18th Secretary of State of Wyoming
- In office January 2, 1995 – January 3, 1999
- Governor: Jim Geringer
- Preceded by: Kathy Karpan
- Succeeded by: Joseph Meyer

18th Wyoming Superintendent of Public Instruction
- In office January 7, 1991 – January 2, 1995
- Preceded by: Lynn Simons
- Succeeded by: Judy Catchpole

Personal details
- Born: Diana Jean Mahin October 3, 1950 (age 75) Sheridan, Wyoming, U.S.
- Party: Republican
- Spouse: Gary Stover
- Education: University of Wyoming (BA, M.Ed.)

= Diana Ohman =

American politician

Diana Jean Ohman (born October 3, 1950) is a retired politician who served as Secretary of State of Wyoming from 1995 until 1999. Earlier in her career, Ohman held various educational positions throughout Wyoming. Ohman served as Wyoming Superintendent of Public Instruction from 1991 to 1995 before being elected Wyoming Secretary of State in 1994. After declining to run for a second term in 1998, Ohman led several divisions of the Department of Defense Education Activity from 1999 to 2011 and later joined the Department of Veteran Affairs before retiring in 2018.

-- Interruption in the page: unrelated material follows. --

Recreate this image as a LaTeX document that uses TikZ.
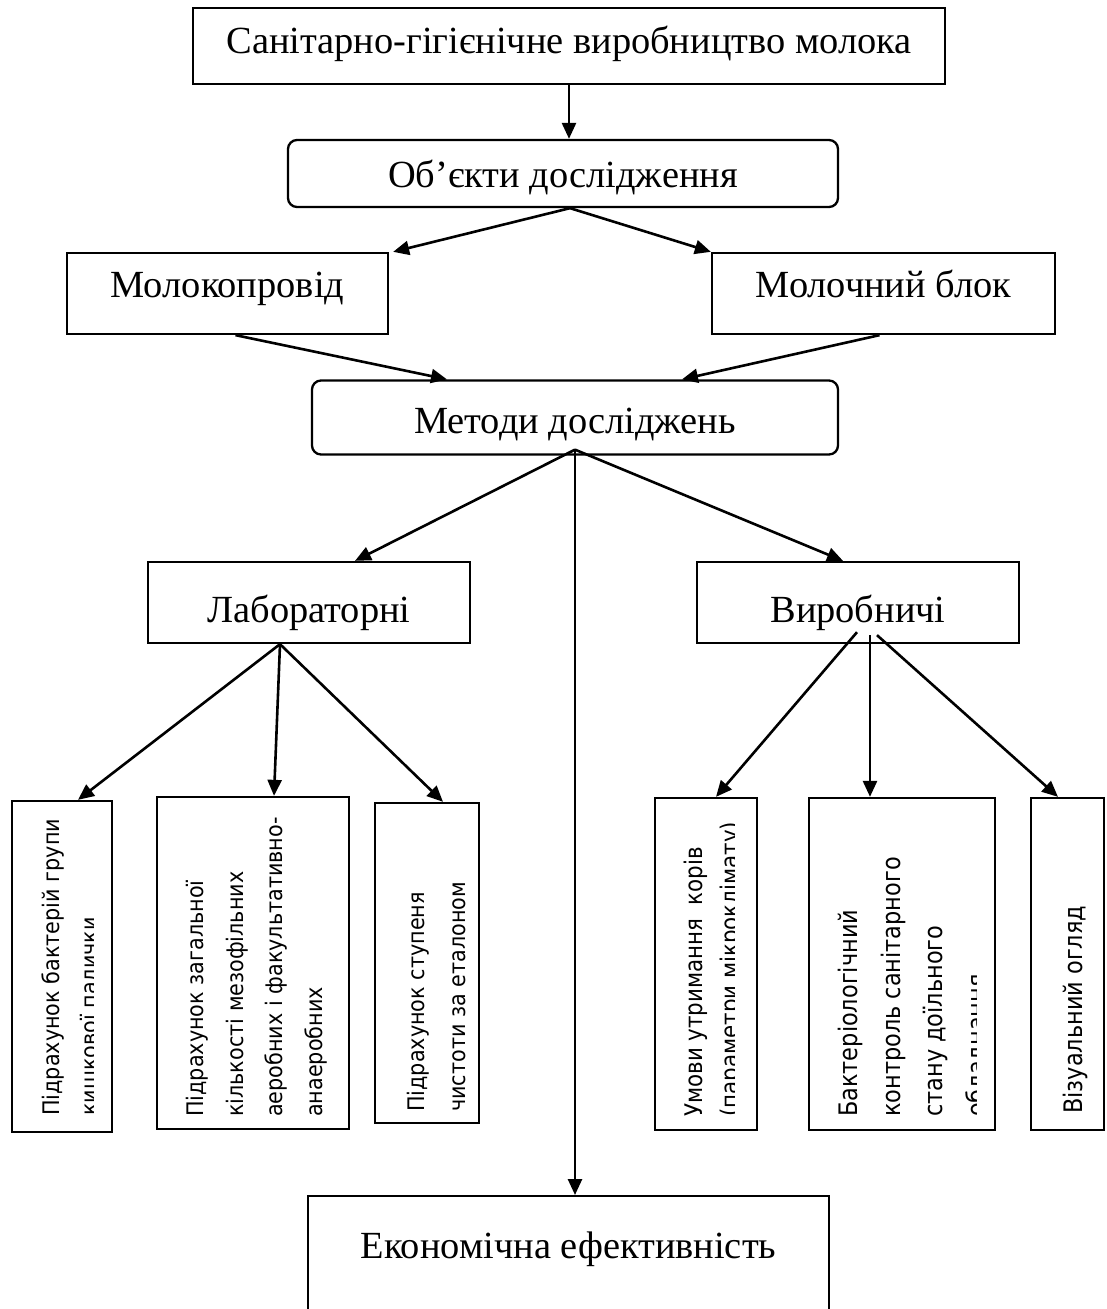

==Early life and education==
On October 3, 1950, Ohman was born in Sheridan, Wyoming and later moved to Gurley, Nebraska. After graduating from Gurley High School, Ohman attended Casper College. She later attended the University of Wyoming, receiving degrees in both primary education and administration.

==Career==
Ohman worked for the Campbell Country School District as a teacher for 19 years. She then became the Superintendent of Laramie County School District Number 1

In 1990, Ohman defeated incumbent Democratic State Superintendent of Public Instruction Lynn Simons. During her tenure, Ohman proposed that the Wyoming School for the Deaf be shut down. The decision never materialized, however, as both Ohman and the Wyoming State Legislature decided that the school remain open the following year.

Ohman announced in April 1994 that she would not run for re-election, instead choosing to run for Secretary of State of Wyoming. In the general election, Ohman defeated Democratic nominee Nick Deegan. During her term, Ohman co-created a plan to redistribute legislative seats in Wyoming using Global Information System software. Ohman was also involved in creating awareness about securities fraud and a Secretary of State website for Wyoming. Ohman was a write-in candidate for the Governor of Wyoming position during the 1998 election and did not run again as Secretary of State. After her term ended, Ohman became a school superintendent in Laramie County, Wyoming.

In July 1999, Ohman started her time as a deputy director of the Department of Defense Education Activity (DoDEA). She led the organization's European division before being selected to lead the DoDEA's Pacific division in 2009. She remained with the DoDEA until she joined the Department of Veterans Affairs in 2011. With the National Cemetery Administration department, Ohman was in charge of cemeteries throughout the Midwestern United States until retiring in 2018.

==Awards and honors==
As an educator, Ohman was named the best teacher for Campbell County, Wyoming in 1980 and given a 1990 state principal award from the U.S. Office of Education. For her contributions in education, Ohman was given an alumni award by Casper College Foundation in 2009.

==Personal life==
Ohman is married and has no children.